The scale of the photograph is given as \( 5 \, \text{mm} = 100 \, \text{m} \), or \( 1 \, \text{mm} = 20 \, \text{m} \).
The size of the photograph is \( 23 \, \text{cm} \times 23 \, \text{cm} \), which is equivalent to \( 230 \, \text{mm} \times 230 \, \text{mm} \).

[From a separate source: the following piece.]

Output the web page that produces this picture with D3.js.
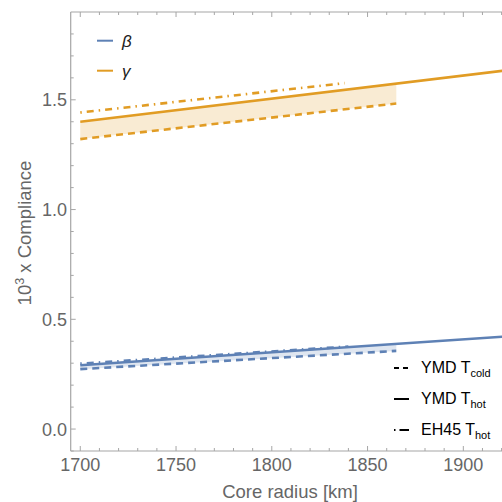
<!DOCTYPE html>
<html>
<head>
<meta charset="utf-8">
<script src="https://cdn.jsdelivr.net/npm/d3@7"></script>
<style>
  body { margin: 0; background: #fff; }
  svg text { font-family: "Liberation Sans", Arial, sans-serif; }
</style>
</head>
<body>
<div id="viz"></div>
<script>
// radius [km] / compliance (x 10^3)
const xMajorTicks = [1700, 1750, 1800, 1850, 1900];
const yMajorTicks = [0.0, 0.5, 1.0, 1.5];

const gammaHot  = [[1700, 1.400], [1925, 1.637]];
const gammaCold = [[1700, 1.321], [1865, 1.483]];
const gammaEH45 = [[1700, 1.442], [1838, 1.576]];
const gammaBand = [[1700, 1.321, 1.400], [1865, 1.483, 1.570]];

const betaHot  = [[1700, 0.291], [1925, 0.423]];
const betaCold = [[1700, 0.273], [1865, 0.356]];
const betaEH45 = [[1700, 0.298], [1840, 0.376]];
const betaBand = [[1700, 0.273, 0.291], [1865, 0.356, 0.388]];

const legendStyles = ['YMD T|cold', 'YMD T|hot', 'EH45 T|hot'];

function drawViz() {
  const width = 502;
  const height = 502;
  const left = 70.7, right = 502, top = 12, bottom = 451;

  const svg = d3.select('#viz')
    .html('')
    .append('svg')
    .attr('width', width)
    .attr('height', height);

  const x = d3.scaleLinear().domain([1695, 1920.2]).range([left, right]);
  const y = d3.scaleLinear().domain([-0.1, 1.9]).range([bottom, top]);

  const blue = '#5e81b5';
  const orange = '#e19c24';
  const frame = '#a6a6a6';
  const grey = '#666666';

  svg.append('clipPath').attr('id', 'clip')
    .append('rect')
    .attr('x', left).attr('y', top)
    .attr('width', right - left).attr('height', bottom - top);

  const plot = svg.append('g').attr('clip-path', 'url(#clip)');

  const area = d3.area()
    .x(d => x(d[0]))
    .y0(d => y(d[1]))
    .y1(d => y(d[2]));

  plot.append('path').datum(gammaBand)
    .attr('d', area).attr('fill', '#f9ebd3');
  plot.append('path').datum(betaBand)
    .attr('d', area).attr('fill', '#dfe6f0');

  const line = d3.line().x(d => x(d[0])).y(d => y(d[1]));
  const dashed = '7,5';
  const dashDot = '1.5,5,7,5';

  const series = [
    [betaCold, blue, dashed],
    [betaEH45, blue, dashDot],
    [betaHot, blue, null],
    [gammaCold, orange, dashed],
    [gammaEH45, orange, dashDot],
    [gammaHot, orange, null]
  ];
  series.forEach(s => {
    plot.append('path').datum(s[0])
      .attr('d', line)
      .attr('fill', 'none')
      .attr('stroke', s[1])
      .attr('stroke-width', 2.6)
      .attr('stroke-dasharray', s[2]);
  });

  // frame
  svg.append('line')
    .attr('x1', left).attr('x2', left).attr('y1', top).attr('y2', bottom)
    .attr('stroke', frame).attr('stroke-width', 1.2);
  svg.append('line')
    .attr('x1', left).attr('x2', right).attr('y1', bottom).attr('y2', bottom)
    .attr('stroke', frame).attr('stroke-width', 1.2);
  svg.append('line')
    .attr('x1', left).attr('x2', right).attr('y1', top).attr('y2', top)
    .attr('stroke', frame).attr('stroke-width', 1.2);

  // x ticks, bottom and top, pointing inward
  const xMinor = d3.range(1700, 1921, 10);
  xMinor.forEach(v => {
    const len = xMajorTicks.includes(v) ? 5 : 3;
    svg.append('line')
      .attr('x1', x(v)).attr('x2', x(v))
      .attr('y1', bottom).attr('y2', bottom - len)
      .attr('stroke', frame);
    svg.append('line')
      .attr('x1', x(v)).attr('x2', x(v))
      .attr('y1', top).attr('y2', top + len)
      .attr('stroke', frame);
  });
  svg.selectAll('.xlab')
    .data(xMajorTicks)
    .enter()
    .append('text')
    .attr('x', d => x(d))
    .attr('y', 471)
    .attr('text-anchor', 'middle')
    .attr('font-size', 18)
    .attr('fill', grey)
    .text(d => d);

  // y ticks
  const yMinor = d3.range(-1, 19).map(i => i / 10);
  yMinor.forEach(v => {
    const len = yMajorTicks.some(t => Math.abs(t - v) < 1e-9) ? 5 : 3;
    svg.append('line')
      .attr('x1', left).attr('x2', left + len)
      .attr('y1', y(v)).attr('y2', y(v))
      .attr('stroke', frame);
  });
  svg.selectAll('.ylab')
    .data(yMajorTicks)
    .enter()
    .append('text')
    .attr('x', 67)
    .attr('y', d => y(d) + 6.5)
    .attr('text-anchor', 'end')
    .attr('font-size', 18)
    .attr('fill', grey)
    .text(d => d.toFixed(1));

  // axis labels
  svg.append('text')
    .attr('x', 290).attr('y', 498)
    .attr('text-anchor', 'middle')
    .attr('font-size', 18.5)
    .attr('fill', grey)
    .text('Core radius [km]');

  const yl = svg.append('text')
    .attr('transform', 'translate(31,233) rotate(-90)')
    .attr('text-anchor', 'middle')
    .attr('font-size', 18.5)
    .attr('fill', grey);
  yl.append('tspan').text('10');
  yl.append('tspan').attr('dy', -7).attr('font-size', 12.5).text('3');
  yl.append('tspan').attr('dy', 7).text(' x Compliance');

  // top-left legend
  [['β', blue, 40.7], ['γ', orange, 70.7]].forEach(l => {
    svg.append('line')
      .attr('x1', 97).attr('x2', 113)
      .attr('y1', l[2]).attr('y2', l[2])
      .attr('stroke', l[1]).attr('stroke-width', 2);
    svg.append('text')
      .attr('x', 122).attr('y', l[2] + 6)
      .attr('font-size', 17)
      .attr('font-style', 'italic')
      .attr('fill', '#222')
      .text(l[0]);
  });

  // bottom-right legend
  const dashes = ['5,4', null, '1.5,4,8,0'];
  legendStyles.forEach((lab, i) => {
    const ly = 368 + i * 31;
    svg.append('line')
      .attr('x1', 394).attr('x2', 409)
      .attr('y1', ly).attr('y2', ly)
      .attr('stroke', '#000').attr('stroke-width', 2)
      .attr('stroke-dasharray', dashes[i]);
    const parts = lab.split('|');
    const t = svg.append('text')
      .attr('x', 421).attr('y', ly + 5)
      .attr('font-size', 16)
      .attr('fill', '#000');
    t.append('tspan').text(parts[0]);
    t.append('tspan').attr('dy', 4).attr('font-size', 11).text(parts[1]);
  });
}

drawViz();
</script>
</body>
</html>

Thus, the ground coverage of one photograph is: \[ \text{Ground coverage} = 230 \, \text{mm} \times 20 \, \text{m} = 4600 \, \text{m} \, \text{or} \, 4.6 \, \text{km}. \] Now, account for the longitudinal overlap of 65% and sidelap of 20%. The effective ground coverage is: - Longitudinal coverage: \( 4.6 \, \text{km} \times (1 - 0.65) = 1.61 \, \text{km} \) - Lateral coverage: \( 4.6 \, \text{km} \times (1 - 0.20) = 3.68 \, \text{km} \) To cover an area of \( 12.5 \, \text{km} \times 8 \, \text{km} \), calculate the number of photographs required: \[ \text{Number of photographs} = \frac{12.5}{1.61} \times \frac{8}{3.68} \approx 36. \] Thus, the number of photographs required is 36.